Experts like Goldrick-Rab expect the problem of hunger on college campuses will grow worse due to the twin health and economic crises caused by the global COVID-19 pandemic. A survey of 38,000 students by the Hope Center found that 58 percent of those who responded were experiencing basic needs insecurity during the pandemic, meaning they lacked food, housing, and other needs. That rate did not differ between two-year and four-year institutions.
“Seventy percent of the students we surveyed had been working,” Goldrick-Rab told yahoo!life. “One third of those students lost their jobs. And another third of them had their hours cut or their pay cut in some way. The food insecurity rate is much, much higher when those job losses happened.
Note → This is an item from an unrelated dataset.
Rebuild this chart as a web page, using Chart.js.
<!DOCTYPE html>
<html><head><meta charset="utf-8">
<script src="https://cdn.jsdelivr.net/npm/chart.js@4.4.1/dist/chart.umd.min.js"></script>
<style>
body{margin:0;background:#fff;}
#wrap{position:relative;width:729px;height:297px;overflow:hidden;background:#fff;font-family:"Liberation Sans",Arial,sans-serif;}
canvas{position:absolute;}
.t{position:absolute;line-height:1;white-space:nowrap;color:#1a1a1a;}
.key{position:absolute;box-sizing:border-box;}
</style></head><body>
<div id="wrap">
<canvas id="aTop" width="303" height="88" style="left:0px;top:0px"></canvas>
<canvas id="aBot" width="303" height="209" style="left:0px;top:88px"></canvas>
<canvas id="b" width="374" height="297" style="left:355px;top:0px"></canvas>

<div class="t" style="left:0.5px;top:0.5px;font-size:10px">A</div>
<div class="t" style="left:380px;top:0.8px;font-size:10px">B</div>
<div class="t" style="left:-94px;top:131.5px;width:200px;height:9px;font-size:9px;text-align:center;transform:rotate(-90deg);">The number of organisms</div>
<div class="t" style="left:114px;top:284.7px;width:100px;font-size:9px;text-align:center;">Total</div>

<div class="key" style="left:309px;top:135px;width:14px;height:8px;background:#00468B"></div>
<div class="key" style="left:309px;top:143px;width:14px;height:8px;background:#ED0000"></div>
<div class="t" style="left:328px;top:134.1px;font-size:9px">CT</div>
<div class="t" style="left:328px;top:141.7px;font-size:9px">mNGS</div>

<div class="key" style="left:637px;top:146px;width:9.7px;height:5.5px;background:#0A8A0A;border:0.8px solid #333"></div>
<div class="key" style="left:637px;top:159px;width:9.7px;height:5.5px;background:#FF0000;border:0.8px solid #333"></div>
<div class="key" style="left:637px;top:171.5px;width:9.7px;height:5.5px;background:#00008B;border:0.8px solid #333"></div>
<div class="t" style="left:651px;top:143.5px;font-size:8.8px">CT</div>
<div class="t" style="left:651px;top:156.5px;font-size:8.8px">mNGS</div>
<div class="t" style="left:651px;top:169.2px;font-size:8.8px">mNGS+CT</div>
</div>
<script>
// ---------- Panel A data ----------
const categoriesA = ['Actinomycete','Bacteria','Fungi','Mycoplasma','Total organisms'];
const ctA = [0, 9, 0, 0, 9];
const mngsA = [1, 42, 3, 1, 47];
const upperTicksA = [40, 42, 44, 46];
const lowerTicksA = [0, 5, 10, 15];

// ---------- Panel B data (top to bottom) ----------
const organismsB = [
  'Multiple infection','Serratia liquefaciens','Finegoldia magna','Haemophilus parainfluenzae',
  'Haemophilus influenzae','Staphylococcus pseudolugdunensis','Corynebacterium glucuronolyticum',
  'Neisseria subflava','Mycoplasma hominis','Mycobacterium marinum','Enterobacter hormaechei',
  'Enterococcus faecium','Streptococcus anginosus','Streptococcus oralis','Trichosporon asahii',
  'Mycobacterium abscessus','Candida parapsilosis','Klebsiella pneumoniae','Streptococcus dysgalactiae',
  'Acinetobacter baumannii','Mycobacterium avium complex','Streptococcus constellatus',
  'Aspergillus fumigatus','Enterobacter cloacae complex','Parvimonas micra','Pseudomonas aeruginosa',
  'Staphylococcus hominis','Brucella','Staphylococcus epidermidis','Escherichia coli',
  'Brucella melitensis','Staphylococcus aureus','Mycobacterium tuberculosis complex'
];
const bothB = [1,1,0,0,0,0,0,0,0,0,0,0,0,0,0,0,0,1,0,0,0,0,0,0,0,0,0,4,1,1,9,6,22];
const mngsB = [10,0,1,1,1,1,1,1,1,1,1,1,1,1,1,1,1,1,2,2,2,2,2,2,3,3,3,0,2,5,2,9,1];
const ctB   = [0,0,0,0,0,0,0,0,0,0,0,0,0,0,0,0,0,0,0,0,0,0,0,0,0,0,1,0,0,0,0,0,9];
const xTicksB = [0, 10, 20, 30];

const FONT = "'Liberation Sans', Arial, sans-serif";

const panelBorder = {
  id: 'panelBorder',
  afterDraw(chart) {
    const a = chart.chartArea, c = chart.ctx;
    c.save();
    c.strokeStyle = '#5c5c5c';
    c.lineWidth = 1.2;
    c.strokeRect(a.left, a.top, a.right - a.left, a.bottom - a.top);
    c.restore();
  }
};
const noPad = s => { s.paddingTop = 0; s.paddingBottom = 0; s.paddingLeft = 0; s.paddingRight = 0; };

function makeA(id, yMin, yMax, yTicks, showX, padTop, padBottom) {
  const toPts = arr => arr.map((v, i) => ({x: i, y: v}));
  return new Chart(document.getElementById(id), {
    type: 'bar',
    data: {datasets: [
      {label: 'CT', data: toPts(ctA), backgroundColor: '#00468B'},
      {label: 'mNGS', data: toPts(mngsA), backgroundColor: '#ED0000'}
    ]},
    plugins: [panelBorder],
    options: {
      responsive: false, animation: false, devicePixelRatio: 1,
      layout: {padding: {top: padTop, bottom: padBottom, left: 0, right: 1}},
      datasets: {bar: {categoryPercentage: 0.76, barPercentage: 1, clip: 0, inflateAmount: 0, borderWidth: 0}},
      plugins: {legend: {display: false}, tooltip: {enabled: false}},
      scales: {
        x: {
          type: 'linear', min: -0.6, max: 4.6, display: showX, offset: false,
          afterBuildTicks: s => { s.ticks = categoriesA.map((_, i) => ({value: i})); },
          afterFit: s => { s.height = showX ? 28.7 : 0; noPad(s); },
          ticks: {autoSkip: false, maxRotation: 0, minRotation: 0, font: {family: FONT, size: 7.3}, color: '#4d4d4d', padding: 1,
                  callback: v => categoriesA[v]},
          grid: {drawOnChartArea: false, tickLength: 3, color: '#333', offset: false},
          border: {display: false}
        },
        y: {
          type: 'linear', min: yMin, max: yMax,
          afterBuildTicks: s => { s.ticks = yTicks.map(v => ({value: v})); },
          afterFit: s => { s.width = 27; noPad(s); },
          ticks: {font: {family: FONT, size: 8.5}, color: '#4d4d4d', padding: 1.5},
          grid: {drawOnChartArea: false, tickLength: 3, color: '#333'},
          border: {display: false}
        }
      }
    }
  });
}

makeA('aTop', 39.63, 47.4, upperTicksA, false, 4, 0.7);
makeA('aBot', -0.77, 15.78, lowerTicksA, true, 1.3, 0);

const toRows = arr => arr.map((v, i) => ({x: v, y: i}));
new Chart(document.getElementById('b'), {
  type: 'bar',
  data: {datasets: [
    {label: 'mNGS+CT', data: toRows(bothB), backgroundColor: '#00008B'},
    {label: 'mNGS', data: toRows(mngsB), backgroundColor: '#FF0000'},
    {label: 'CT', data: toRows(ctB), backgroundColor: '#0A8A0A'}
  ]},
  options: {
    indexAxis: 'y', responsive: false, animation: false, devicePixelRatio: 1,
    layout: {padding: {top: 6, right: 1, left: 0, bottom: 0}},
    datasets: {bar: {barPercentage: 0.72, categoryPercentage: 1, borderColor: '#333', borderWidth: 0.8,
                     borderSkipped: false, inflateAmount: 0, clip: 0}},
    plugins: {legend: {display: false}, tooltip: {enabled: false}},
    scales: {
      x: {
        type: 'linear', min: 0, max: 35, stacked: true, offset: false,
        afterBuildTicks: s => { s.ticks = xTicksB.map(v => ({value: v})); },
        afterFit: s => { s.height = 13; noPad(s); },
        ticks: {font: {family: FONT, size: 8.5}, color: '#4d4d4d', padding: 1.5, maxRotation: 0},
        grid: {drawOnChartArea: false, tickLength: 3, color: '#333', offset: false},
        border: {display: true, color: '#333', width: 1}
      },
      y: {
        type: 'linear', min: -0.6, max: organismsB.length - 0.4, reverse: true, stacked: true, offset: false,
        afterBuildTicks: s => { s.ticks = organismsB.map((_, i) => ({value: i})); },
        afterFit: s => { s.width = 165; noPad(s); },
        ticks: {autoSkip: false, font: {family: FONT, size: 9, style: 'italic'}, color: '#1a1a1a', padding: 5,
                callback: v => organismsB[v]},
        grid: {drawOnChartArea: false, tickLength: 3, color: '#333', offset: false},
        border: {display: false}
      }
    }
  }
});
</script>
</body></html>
People cannot pay the bills.”
But while Congress has suspended the work requirement associated with SNAP for regular people, says Goldrick-Rab, they haven’t done the same for college students.
Goldrick-Rab has received the William T. Grant Foundation’s Faculty Scholars Award, the American Educational Research Association’s Early Career Award, and the Carnegie Fellowship. In 2016 POLITICO magazine named her one of the top 50 people shaping American politics, and she is ranked 7th in the nation among education scholars according to Education Week.
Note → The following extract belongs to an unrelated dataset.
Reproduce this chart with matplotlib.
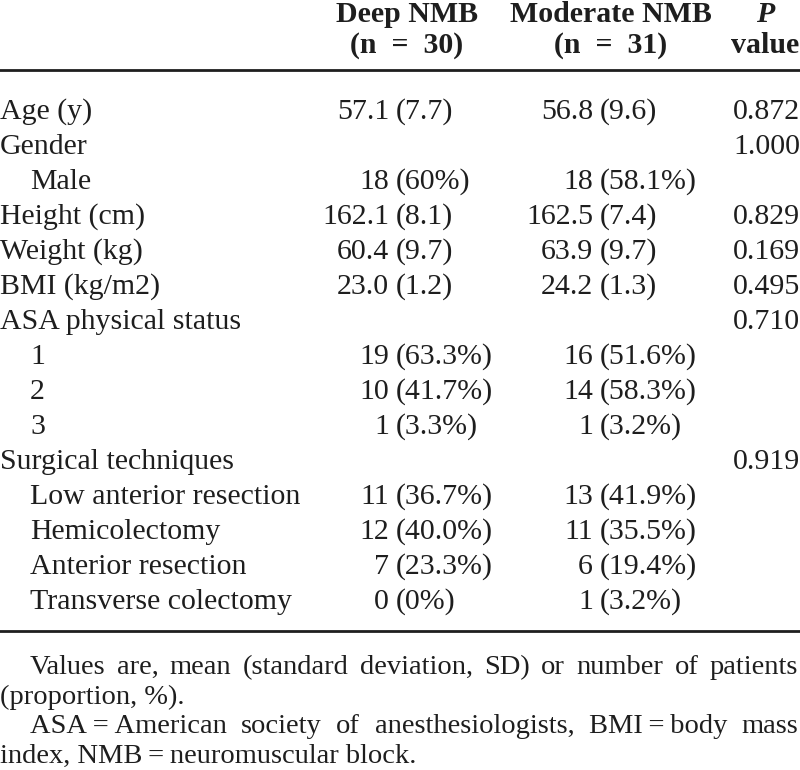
import matplotlib
matplotlib.use("Agg")
import matplotlib.pyplot as plt

plt.rcParams['font.family'] = ['Liberation Serif', 'DejaVu Serif']

# table content
labels = ["Age (y)", "Gender", "Male", "Height (cm)", "Weight (kg)", "BMI (kg/m2)",
          "ASA physical status", "1", "2", "3", "Surgical techniques",
          "Low anterior resection", "Hemicolectomy", "Anterior resection",
          "Transverse colectomy"]
sub_row = [False, False, True, False, False, False, False, True, True, True,
           False, True, True, True, True]
deep = ["57.1 (7.7)", "", "18 (60%)", "162.1 (8.1)", "60.4 (9.7)", "23.0 (1.2)",
        "", "19 (63.3%)", "10 (41.7%)", "1 (3.3%)", "",
        "11 (36.7%)", "12 (40.0%)", "7 (23.3%)", "0 (0%)"]
moderate = ["56.8 (9.6)", "", "18 (58.1%)", "162.5 (7.4)", "63.9 (9.7)", "24.2 (1.3)",
            "", "16 (51.6%)", "14 (58.3%)", "1 (3.2%)", "",
            "13 (41.9%)", "11 (35.5%)", "6 (19.4%)", "1 (3.2%)"]
pvals = ["0.872", "1.000", "", "0.829", "0.169", "0.495", "0.710", "", "", "",
         "0.919", "", "", "", ""]
headers = [("Deep NMB", "(n  =  30)"), ("Moderate NMB", "(n  =  31)")]
notes = [("Values are, mean (standard deviation, SD) or number of patients", True),
         ("(proportion, %).", False),
         ("ASA = American society of anesthesiologists, BMI = body mass", True),
         ("index, NMB = neuromuscular block.", False)]

W, H = 800, 770
fs = 21.5
fs_note = 20.5
col = '#1e1e1e'
fig = plt.figure(figsize=(W / 100, H / 100), dpi=100)
ax = fig.add_axes([0, 0, 1, 1])
ax.set_xlim(0, W)
ax.set_ylim(H, 0)
ax.axis('off')

# header
for cx, (h1, h2) in zip([407, 611], headers):
    ax.text(cx, 22, h1, ha='center', va='baseline', fontsize=fs, fontweight='bold', color=col)
    ax.text(cx, 53, h2, ha='center', va='baseline', fontsize=fs, fontweight='bold', color=col)
ax.text(765, 22, "P", ha='center', va='baseline', fontsize=fs, fontweight='bold',
        fontstyle='italic', color=col)
ax.text(765, 53, "value", ha='center', va='baseline', fontsize=fs, fontweight='bold', color=col)

ax.plot([0, W], [70, 70], color=col, lw=2)
ax.plot([0, W], [631, 631], color=col, lw=2)

# body
y0, dy = 119, 35
for i, lab in enumerate(labels):
    y = y0 + i * dy
    ax.text(30 if sub_row[i] else 0, y, lab, ha='left', va='baseline', fontsize=fs, color=col)
    for anchor, cell in [(396, deep[i]), (600, moderate[i])]:
        if cell:
            num, par = cell.split(" ", 1)
            ax.text(anchor - 7, y, num, ha='right', va='baseline', fontsize=fs, color=col)
            ax.text(anchor, y, par, ha='left', va='baseline', fontsize=fs, color=col)
    if pvals[i]:
        ax.text(733, y, pvals[i], ha='left', va='baseline', fontsize=fs, color=col)

# footnotes, justified lines
fig.canvas.draw()
rend = fig.canvas.get_renderer()
inv = ax.transData.inverted()
for j, (line, just) in enumerate(notes):
    y = 674 + j * 29.5
    x_start = 30 if just else 0
    line = line.replace(" = ", "\u2009=\u2009")
    if not just:
        ax.text(x_start, y, line, ha='left', va='baseline', fontsize=fs_note, color=col)
        continue
    words = line.split(" ")
    arts = [ax.text(0, y, w, ha='left', va='baseline', fontsize=fs_note, color=col)
            for w in words]
    widths = []
    for a in arts:
        bb = a.get_window_extent(rend)
        p0 = inv.transform((bb.x0, 0))[0]
        p1 = inv.transform((bb.x1, 0))[0]
        widths.append(p1 - p0)
    gap = (798 - x_start - sum(widths)) / (len(words) - 1)
    x = x_start
    for a, w in zip(arts, widths):
        a.set_x(x)
        x += w + gap

fig.savefig("out.png", dpi=100)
Her latest book, Paying the Price: College Costs, Financial Aid, and the Betrayal of the American Dream, won the 2018 Grawemeyer Award, and was featured on The Daily Show with Trevor Noah. Soledad O’Brien named Goldrick-Rab her “food policy hero.”
Loeschner Lecture features diverse leaders
Goldrick-Rab is the eighth distinguished speaker in the Loeschner Leadership series, which began in 2013 and presents visionary trailblazers in education and other fields.
Previous events included Steven Romick, portfolio manager at First Pacific Advisors; Anthony Jack, assistant professor at Harvard University and author of The Privileged Poor: How Elite Colleges Are Failing Disadvantaged Students; Mary Daly, president and chief executive officer of the Federal Reserve Bank of San Francisco; Eve Ewing, writer and sociologist of education at the University of Chicago; alumnus Chuck Friedman, corporate vice president of Microsoft Edge; Mischa Fisher, economist and data scientist; Eva Moskowitz, founder and CEO of Success Academy Charter Schools; and Wendy Kopp, founder of Teach for America.
The lecture was established with a gift from SESP alumnus Ray Loeschner (MA57) of Grand Rapids, Michigan, the former president of Olivet University and a pioneer in higher education. Loeschner also received his PhD from Northwestern in 1962 and served as an assistant football and track coach.